• **The exercise**
In the listing below, find every line containing "page" and copy it out.
═══ Records shown ═══
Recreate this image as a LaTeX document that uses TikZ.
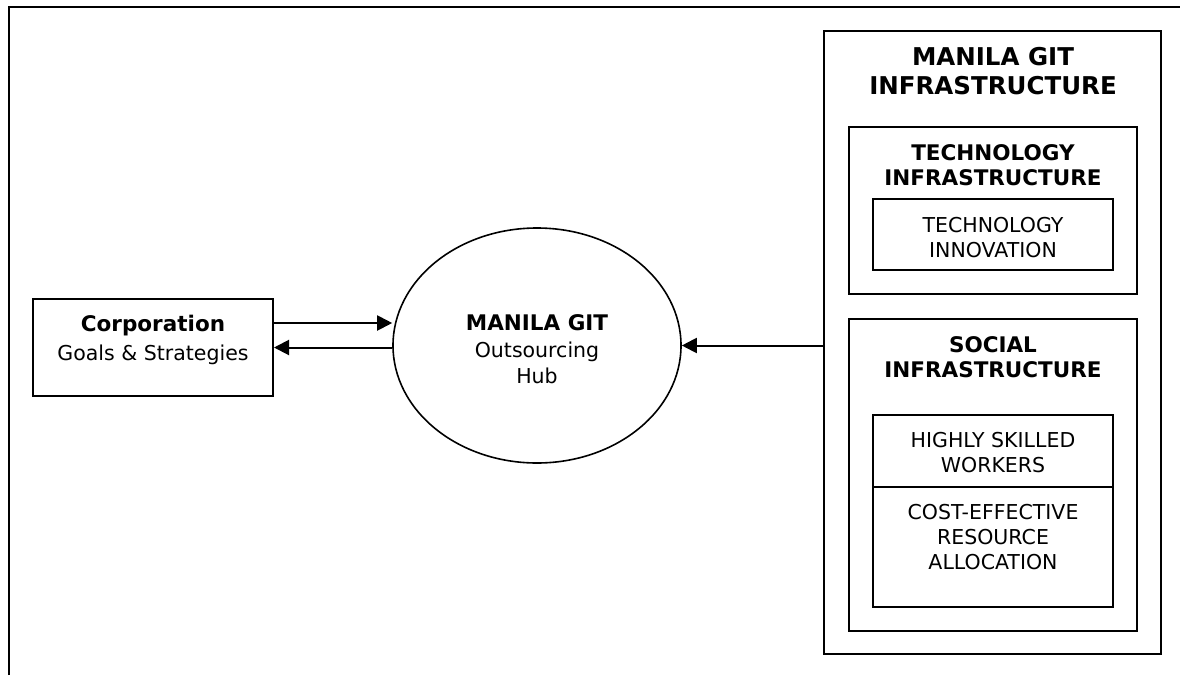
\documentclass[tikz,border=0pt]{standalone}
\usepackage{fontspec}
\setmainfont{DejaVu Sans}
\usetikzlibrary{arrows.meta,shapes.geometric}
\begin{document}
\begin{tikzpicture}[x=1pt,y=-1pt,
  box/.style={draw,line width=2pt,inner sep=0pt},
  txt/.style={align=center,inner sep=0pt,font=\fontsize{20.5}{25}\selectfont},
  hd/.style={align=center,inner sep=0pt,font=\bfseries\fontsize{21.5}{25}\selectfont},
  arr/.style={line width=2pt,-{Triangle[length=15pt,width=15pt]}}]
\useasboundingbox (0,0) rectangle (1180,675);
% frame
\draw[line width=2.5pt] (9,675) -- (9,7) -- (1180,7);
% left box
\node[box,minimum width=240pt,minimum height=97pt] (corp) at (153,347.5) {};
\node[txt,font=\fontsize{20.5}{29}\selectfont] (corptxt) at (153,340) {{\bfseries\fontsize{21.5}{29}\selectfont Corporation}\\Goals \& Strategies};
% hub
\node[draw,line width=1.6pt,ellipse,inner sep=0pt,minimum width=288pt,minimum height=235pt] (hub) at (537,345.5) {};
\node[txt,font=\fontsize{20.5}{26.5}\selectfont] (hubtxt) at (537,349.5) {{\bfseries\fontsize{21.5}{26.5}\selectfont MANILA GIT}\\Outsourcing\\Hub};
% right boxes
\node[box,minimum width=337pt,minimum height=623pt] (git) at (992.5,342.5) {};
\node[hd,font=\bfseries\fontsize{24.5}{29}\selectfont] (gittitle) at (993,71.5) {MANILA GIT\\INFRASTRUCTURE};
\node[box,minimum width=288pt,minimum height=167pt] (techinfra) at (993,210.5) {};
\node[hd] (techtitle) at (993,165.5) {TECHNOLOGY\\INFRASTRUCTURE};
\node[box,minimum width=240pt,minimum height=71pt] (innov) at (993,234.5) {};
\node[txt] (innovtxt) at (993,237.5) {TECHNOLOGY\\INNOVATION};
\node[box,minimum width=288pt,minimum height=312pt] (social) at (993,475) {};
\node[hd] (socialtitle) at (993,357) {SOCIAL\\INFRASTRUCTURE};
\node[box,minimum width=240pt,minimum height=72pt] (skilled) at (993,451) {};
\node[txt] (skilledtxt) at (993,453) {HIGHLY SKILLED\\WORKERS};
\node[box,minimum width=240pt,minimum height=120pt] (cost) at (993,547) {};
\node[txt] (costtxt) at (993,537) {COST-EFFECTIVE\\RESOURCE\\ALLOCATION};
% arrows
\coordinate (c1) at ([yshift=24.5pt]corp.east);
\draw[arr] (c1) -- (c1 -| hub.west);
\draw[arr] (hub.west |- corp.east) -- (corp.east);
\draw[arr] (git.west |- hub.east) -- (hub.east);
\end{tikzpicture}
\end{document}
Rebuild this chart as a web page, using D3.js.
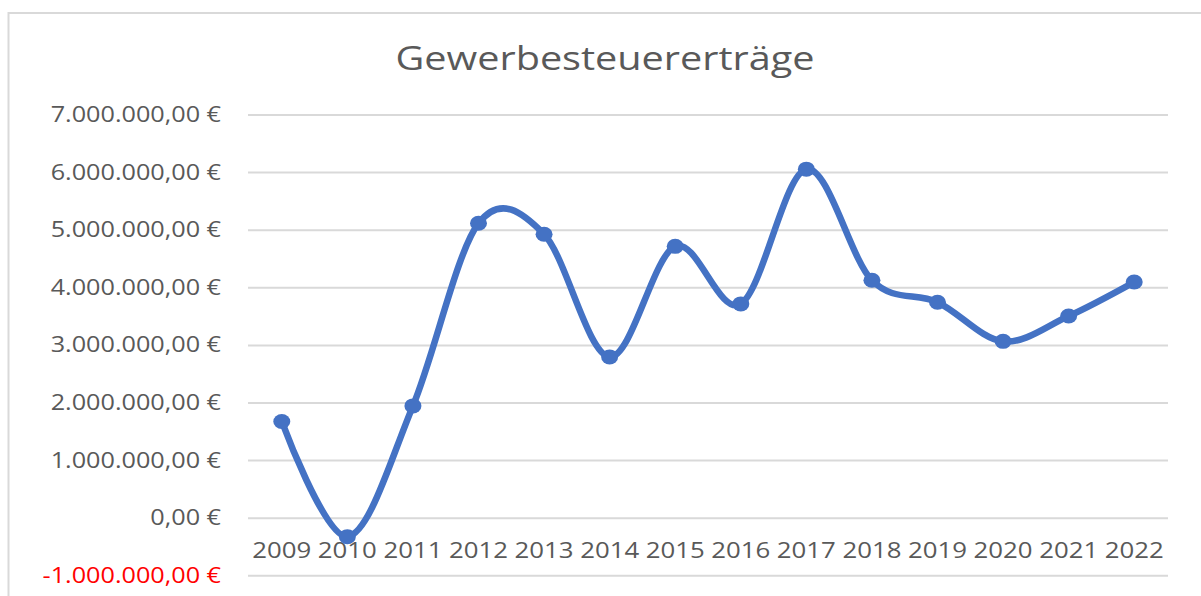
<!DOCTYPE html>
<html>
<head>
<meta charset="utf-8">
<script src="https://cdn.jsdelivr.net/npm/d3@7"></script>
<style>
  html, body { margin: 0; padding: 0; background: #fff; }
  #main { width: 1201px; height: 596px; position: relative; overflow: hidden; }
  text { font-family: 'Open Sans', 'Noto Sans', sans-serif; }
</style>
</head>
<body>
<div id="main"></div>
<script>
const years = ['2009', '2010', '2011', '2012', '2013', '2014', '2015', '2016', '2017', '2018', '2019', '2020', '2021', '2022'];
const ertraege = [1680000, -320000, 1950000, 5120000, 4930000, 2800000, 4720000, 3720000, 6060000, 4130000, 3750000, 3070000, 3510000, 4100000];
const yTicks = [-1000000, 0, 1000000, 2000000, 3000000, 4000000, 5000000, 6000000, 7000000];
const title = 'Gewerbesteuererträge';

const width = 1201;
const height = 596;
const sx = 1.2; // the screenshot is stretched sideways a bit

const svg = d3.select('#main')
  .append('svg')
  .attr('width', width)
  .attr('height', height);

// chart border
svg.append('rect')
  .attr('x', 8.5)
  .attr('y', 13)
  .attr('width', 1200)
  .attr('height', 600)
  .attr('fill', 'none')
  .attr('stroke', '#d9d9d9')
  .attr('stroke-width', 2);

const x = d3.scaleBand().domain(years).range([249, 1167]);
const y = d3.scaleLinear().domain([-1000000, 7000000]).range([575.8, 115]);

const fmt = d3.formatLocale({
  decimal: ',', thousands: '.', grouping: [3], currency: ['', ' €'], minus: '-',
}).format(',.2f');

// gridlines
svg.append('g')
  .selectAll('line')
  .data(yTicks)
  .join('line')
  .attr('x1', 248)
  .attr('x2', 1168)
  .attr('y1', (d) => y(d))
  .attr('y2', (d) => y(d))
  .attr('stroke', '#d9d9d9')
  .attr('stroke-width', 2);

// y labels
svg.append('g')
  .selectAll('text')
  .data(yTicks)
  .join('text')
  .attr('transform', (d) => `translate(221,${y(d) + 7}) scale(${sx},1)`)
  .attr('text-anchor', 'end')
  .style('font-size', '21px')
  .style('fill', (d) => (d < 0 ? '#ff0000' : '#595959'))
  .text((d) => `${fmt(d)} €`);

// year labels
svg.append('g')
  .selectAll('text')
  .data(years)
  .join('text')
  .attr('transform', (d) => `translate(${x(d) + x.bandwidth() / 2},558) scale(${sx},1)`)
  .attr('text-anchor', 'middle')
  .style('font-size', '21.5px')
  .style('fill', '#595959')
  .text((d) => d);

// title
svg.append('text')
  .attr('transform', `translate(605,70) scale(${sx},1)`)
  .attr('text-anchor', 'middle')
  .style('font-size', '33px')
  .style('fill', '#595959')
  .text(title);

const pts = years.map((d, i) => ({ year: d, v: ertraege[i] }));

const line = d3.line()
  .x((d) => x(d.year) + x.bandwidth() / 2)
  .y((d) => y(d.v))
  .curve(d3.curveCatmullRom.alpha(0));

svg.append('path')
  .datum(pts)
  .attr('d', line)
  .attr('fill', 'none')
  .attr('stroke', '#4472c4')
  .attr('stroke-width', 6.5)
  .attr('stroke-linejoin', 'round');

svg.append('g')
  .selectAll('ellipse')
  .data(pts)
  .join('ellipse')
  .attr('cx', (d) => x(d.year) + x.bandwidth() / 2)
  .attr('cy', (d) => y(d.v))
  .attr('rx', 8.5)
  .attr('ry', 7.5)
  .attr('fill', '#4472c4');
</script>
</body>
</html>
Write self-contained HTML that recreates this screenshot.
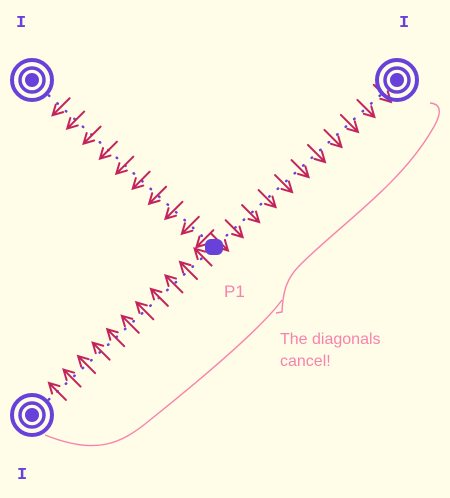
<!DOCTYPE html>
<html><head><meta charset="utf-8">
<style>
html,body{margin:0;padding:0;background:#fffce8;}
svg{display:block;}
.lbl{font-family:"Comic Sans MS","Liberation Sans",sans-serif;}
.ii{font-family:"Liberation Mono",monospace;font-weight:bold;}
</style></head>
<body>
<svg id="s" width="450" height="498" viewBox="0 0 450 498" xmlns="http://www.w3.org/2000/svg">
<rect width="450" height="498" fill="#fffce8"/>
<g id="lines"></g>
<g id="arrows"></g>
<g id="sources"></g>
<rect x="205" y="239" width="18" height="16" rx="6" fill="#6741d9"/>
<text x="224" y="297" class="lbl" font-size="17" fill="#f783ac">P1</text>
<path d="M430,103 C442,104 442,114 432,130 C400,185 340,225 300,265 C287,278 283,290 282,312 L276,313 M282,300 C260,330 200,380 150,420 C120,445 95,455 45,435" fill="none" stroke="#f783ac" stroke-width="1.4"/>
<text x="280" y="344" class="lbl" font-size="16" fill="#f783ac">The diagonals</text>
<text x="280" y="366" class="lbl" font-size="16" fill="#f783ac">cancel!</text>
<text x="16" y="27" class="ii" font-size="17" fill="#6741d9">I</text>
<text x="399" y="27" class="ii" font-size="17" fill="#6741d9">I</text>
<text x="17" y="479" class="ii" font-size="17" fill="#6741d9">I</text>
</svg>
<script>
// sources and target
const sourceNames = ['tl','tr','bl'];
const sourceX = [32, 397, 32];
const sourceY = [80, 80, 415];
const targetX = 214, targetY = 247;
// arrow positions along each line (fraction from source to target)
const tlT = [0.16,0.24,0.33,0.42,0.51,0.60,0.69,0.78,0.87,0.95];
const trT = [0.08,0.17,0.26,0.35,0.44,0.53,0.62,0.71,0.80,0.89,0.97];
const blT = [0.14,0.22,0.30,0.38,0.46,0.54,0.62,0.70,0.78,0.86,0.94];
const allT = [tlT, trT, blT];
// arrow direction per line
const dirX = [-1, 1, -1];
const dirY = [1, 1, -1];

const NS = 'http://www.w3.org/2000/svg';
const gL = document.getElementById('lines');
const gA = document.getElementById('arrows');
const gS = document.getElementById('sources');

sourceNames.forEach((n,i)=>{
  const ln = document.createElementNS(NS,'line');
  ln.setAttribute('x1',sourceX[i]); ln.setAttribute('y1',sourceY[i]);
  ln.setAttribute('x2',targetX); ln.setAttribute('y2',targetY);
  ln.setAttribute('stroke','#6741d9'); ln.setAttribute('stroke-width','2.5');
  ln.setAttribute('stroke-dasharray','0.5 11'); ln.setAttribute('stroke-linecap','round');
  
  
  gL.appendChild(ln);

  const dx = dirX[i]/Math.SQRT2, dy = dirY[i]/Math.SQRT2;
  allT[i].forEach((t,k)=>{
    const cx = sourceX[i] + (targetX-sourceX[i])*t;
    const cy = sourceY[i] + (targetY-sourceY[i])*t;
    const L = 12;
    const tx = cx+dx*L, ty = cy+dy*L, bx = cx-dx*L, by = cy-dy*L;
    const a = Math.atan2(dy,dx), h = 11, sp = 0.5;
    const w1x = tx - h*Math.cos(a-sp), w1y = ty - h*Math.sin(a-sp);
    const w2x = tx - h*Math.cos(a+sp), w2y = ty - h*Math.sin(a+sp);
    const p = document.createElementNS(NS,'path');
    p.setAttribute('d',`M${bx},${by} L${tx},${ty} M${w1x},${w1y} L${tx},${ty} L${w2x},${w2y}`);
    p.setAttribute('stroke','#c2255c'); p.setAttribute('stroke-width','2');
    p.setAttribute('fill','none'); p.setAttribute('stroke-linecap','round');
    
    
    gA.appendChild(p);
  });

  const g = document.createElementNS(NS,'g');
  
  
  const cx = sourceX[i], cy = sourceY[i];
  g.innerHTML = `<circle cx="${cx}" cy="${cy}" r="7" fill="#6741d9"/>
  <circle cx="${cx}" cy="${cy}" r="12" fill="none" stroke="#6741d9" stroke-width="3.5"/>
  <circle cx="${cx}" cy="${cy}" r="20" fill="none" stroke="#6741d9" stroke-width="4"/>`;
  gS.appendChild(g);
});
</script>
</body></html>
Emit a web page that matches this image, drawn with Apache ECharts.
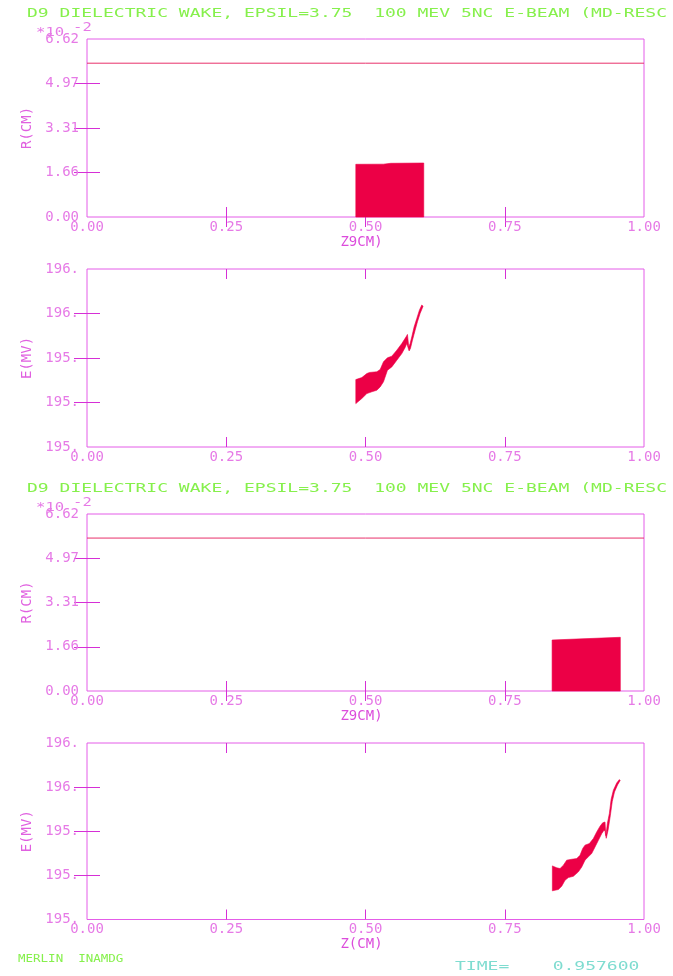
═══
• **Exercise solution**
Rebuild this chart as a web page, using D3.js.
Emit a web page that matches this image, drawn with Apache ECharts.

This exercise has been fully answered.